The US ambassador is reported to be killed in Libya. Yet another wasted life. This tragedy points towards a wider issue: the sponsorship and arming of proxies as part of regime change operations. Of course, the arming of proxies is nothing new and many states make a rational calculation that it is often better for someone else to do the dirty business of killing and repressing.
While it may make sense to some to arm proxies in order to sway the battlefield advantage, this is usually a short-term calculation. The long-term implications of arming proxies are rarely taken into account. There are numerous examples. The Israelis left the South Lebanon Army high and dry in 2000 when they withdrew from southern Lebanon. SLA members were faced with an invidious choice: surrender to Hezbollah and be tried for treason by the Lebanese state, or seek refuge in Israel where they weren’t exactly welcome.
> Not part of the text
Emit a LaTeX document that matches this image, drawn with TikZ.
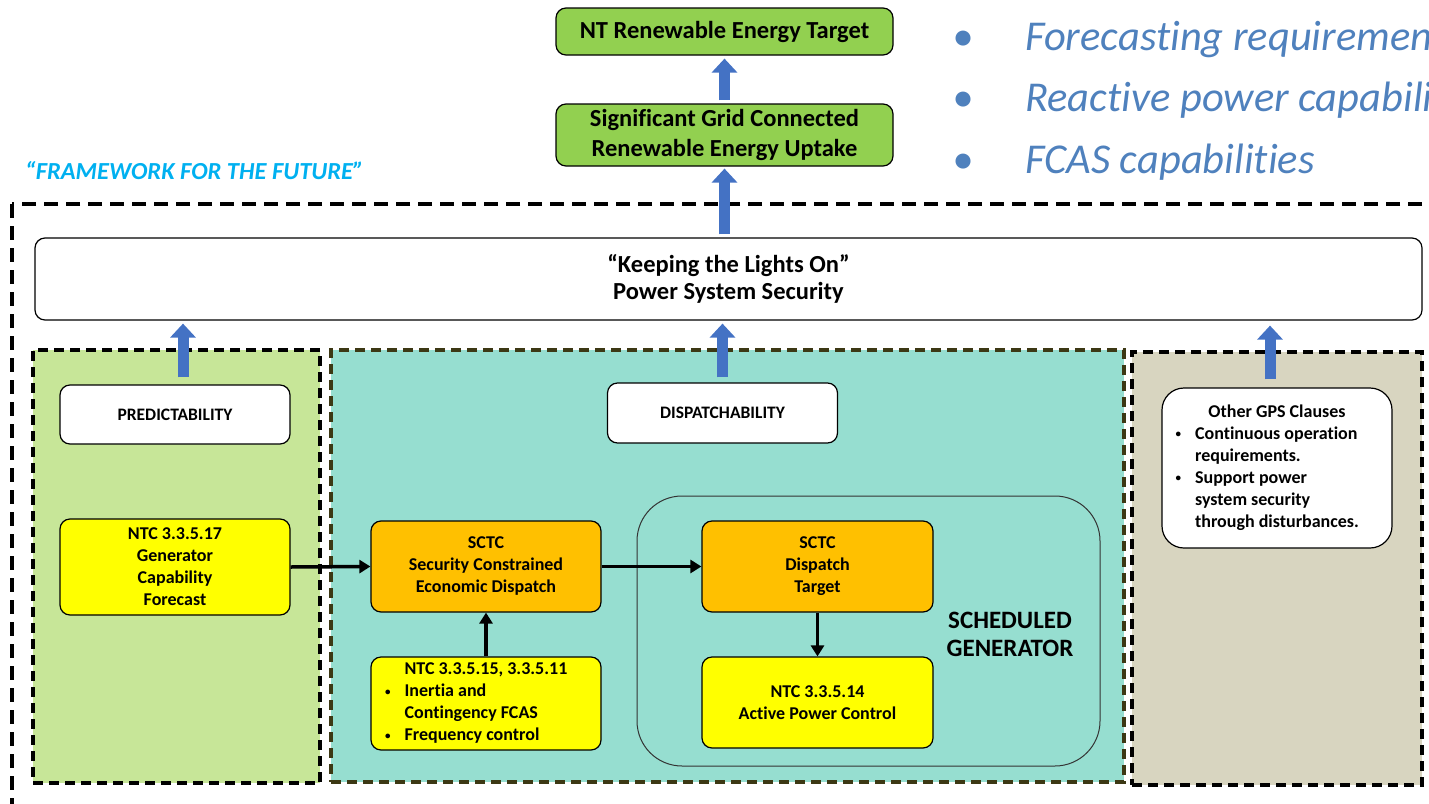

The CIA ‘local defense initiatives’ in Afghanistan comprise of distributing weapons in a country already awash with weapons. The ostensible aim is to help villagers defend themselves from the Taliban. But this is a society steeped in factionalism, warlordism and ethnic division. What guarantees are there that the weapons will be used exclusively for anti-Taliban operations? None.
And now we have Libya in which the post-Gaddafi dispensation seems a long way from a stable and tolerant polity. A patchwork of militias, some of them briefly sponsored by western and Gulf patrons, seem to be in charge. The central state is weak. It is not yet clear if the militia responsible for the murder of the US ambassador and his colleagues was armed and supported by outside powers in those heady few months when Gaddafi was ousted. But there seem to be no checks on the usage of weapons and on the wider worldview of these militias. This is an abrogation of Responsibility to Protect.
All of this points to a wider problem: the weakness of traditional diplomatic models in making contact with sub-state groups. Diplomatic structures and protocols date from the nineteenth and early twentieth centuries. Overseas diplomatic missions struggle to get beyond the formal strata of their host government and make contact with sub-state groups, minorities, citizens and dissenters. Diplomatic structures are not geared for these sorts of linkages. Over the past few decades we have seen desperate scrambles by western governments attempting to make linkages with dissenters within Iraq, Libya, Syria, Afghanistan, Kosovo, Iran and many other places. Many of these dissenters have had – to put it mildly – unsavoury pasts or hold views that are deeply antithetical to the worldview of their sponsoring states.